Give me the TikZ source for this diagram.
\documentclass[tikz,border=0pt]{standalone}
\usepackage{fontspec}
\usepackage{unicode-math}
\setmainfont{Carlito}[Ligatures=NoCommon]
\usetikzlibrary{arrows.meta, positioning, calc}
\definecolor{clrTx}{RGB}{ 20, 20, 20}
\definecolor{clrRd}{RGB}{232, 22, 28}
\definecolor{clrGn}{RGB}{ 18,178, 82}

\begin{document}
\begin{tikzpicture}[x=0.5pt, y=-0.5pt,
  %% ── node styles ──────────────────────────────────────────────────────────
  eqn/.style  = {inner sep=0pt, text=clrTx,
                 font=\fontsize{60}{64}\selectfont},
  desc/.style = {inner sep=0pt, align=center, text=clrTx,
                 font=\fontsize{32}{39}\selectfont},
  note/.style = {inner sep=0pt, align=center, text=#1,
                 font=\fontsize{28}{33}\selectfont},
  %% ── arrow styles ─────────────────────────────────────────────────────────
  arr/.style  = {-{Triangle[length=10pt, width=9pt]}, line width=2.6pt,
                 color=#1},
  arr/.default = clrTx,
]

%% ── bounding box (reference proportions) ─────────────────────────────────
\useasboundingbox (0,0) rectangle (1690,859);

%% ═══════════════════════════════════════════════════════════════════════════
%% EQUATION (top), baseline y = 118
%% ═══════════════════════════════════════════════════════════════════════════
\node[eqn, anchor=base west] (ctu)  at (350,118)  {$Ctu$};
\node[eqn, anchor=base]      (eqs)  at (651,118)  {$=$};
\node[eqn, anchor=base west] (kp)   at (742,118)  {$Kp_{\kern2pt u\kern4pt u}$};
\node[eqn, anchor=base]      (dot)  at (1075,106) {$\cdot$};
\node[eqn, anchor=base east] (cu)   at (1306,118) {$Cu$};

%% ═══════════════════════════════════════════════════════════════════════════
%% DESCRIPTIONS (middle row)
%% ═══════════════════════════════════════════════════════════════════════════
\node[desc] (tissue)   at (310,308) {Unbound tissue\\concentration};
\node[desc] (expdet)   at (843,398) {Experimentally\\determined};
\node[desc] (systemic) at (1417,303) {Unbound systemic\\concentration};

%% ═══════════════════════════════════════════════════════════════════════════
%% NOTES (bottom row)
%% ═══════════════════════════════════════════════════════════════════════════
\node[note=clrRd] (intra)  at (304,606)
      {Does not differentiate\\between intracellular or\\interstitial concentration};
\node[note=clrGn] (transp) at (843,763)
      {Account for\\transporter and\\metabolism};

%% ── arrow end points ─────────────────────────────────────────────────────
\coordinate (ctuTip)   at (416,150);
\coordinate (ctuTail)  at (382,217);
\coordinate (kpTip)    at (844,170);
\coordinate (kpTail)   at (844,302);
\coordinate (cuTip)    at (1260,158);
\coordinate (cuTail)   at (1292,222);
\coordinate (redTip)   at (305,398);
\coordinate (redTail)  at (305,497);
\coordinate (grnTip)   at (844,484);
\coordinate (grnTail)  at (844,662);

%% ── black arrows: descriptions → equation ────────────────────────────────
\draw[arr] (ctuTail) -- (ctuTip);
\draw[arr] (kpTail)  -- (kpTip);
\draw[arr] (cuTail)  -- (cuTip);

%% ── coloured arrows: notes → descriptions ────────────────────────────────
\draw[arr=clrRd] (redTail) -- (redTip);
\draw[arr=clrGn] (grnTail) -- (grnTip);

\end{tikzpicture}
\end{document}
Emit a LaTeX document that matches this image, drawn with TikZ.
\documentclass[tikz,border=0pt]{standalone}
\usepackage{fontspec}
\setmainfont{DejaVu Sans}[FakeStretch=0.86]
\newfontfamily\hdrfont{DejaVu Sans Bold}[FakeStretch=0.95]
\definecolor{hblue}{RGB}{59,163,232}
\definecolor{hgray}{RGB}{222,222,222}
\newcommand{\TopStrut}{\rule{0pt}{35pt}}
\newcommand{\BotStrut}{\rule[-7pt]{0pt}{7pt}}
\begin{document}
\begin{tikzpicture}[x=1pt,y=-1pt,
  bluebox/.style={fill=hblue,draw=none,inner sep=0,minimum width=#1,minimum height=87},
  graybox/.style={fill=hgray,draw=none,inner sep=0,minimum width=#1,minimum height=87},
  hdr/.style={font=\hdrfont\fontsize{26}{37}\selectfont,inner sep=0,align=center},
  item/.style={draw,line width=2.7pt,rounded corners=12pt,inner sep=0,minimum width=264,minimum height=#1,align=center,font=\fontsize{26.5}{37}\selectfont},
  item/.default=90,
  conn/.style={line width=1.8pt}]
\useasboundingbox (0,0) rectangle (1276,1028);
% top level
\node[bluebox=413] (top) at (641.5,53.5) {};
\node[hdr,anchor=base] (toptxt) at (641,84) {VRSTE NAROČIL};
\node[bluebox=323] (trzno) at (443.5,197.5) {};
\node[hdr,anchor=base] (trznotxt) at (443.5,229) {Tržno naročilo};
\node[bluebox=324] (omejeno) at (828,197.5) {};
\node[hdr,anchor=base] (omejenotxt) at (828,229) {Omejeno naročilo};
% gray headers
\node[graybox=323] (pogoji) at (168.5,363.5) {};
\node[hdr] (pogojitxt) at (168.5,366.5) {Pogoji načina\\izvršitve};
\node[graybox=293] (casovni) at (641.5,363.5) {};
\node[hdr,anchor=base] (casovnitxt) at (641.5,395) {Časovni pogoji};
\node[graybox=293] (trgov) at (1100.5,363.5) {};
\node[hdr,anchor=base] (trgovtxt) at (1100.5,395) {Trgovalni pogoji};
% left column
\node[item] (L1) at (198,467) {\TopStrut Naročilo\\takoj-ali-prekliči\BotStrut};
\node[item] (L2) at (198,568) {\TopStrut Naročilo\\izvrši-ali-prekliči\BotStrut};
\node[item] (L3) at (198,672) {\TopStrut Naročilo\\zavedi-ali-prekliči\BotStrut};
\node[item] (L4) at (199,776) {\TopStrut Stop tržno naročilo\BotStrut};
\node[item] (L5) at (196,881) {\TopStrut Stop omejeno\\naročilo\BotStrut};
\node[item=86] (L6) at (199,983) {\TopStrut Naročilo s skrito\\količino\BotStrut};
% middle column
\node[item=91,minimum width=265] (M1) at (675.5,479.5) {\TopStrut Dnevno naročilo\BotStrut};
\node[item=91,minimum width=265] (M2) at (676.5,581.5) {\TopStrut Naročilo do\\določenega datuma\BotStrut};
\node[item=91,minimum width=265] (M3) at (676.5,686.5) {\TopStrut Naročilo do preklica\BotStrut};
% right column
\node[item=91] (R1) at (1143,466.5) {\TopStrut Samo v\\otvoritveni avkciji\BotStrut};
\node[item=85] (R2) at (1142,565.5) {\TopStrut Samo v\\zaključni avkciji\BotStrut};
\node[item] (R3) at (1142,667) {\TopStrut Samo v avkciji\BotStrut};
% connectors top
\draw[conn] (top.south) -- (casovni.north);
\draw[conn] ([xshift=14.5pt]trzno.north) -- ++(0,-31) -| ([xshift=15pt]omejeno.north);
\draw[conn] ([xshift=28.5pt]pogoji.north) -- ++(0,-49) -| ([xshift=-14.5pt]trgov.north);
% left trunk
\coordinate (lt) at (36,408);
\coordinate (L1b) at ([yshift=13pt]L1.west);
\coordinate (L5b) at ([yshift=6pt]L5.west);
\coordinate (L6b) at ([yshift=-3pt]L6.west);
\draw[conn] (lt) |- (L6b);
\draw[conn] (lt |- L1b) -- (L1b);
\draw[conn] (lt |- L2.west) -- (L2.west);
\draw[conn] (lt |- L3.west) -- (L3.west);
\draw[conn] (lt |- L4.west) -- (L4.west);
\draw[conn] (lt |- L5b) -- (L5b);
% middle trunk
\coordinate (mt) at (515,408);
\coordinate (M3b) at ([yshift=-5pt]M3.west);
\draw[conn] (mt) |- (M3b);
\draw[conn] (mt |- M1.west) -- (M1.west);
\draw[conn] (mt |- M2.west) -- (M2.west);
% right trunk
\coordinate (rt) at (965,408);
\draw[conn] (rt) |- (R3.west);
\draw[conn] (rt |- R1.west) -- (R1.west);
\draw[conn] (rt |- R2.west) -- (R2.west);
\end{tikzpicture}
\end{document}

Written exercise: Report the number of lines that contain "this", with no other words.

Right answer: 2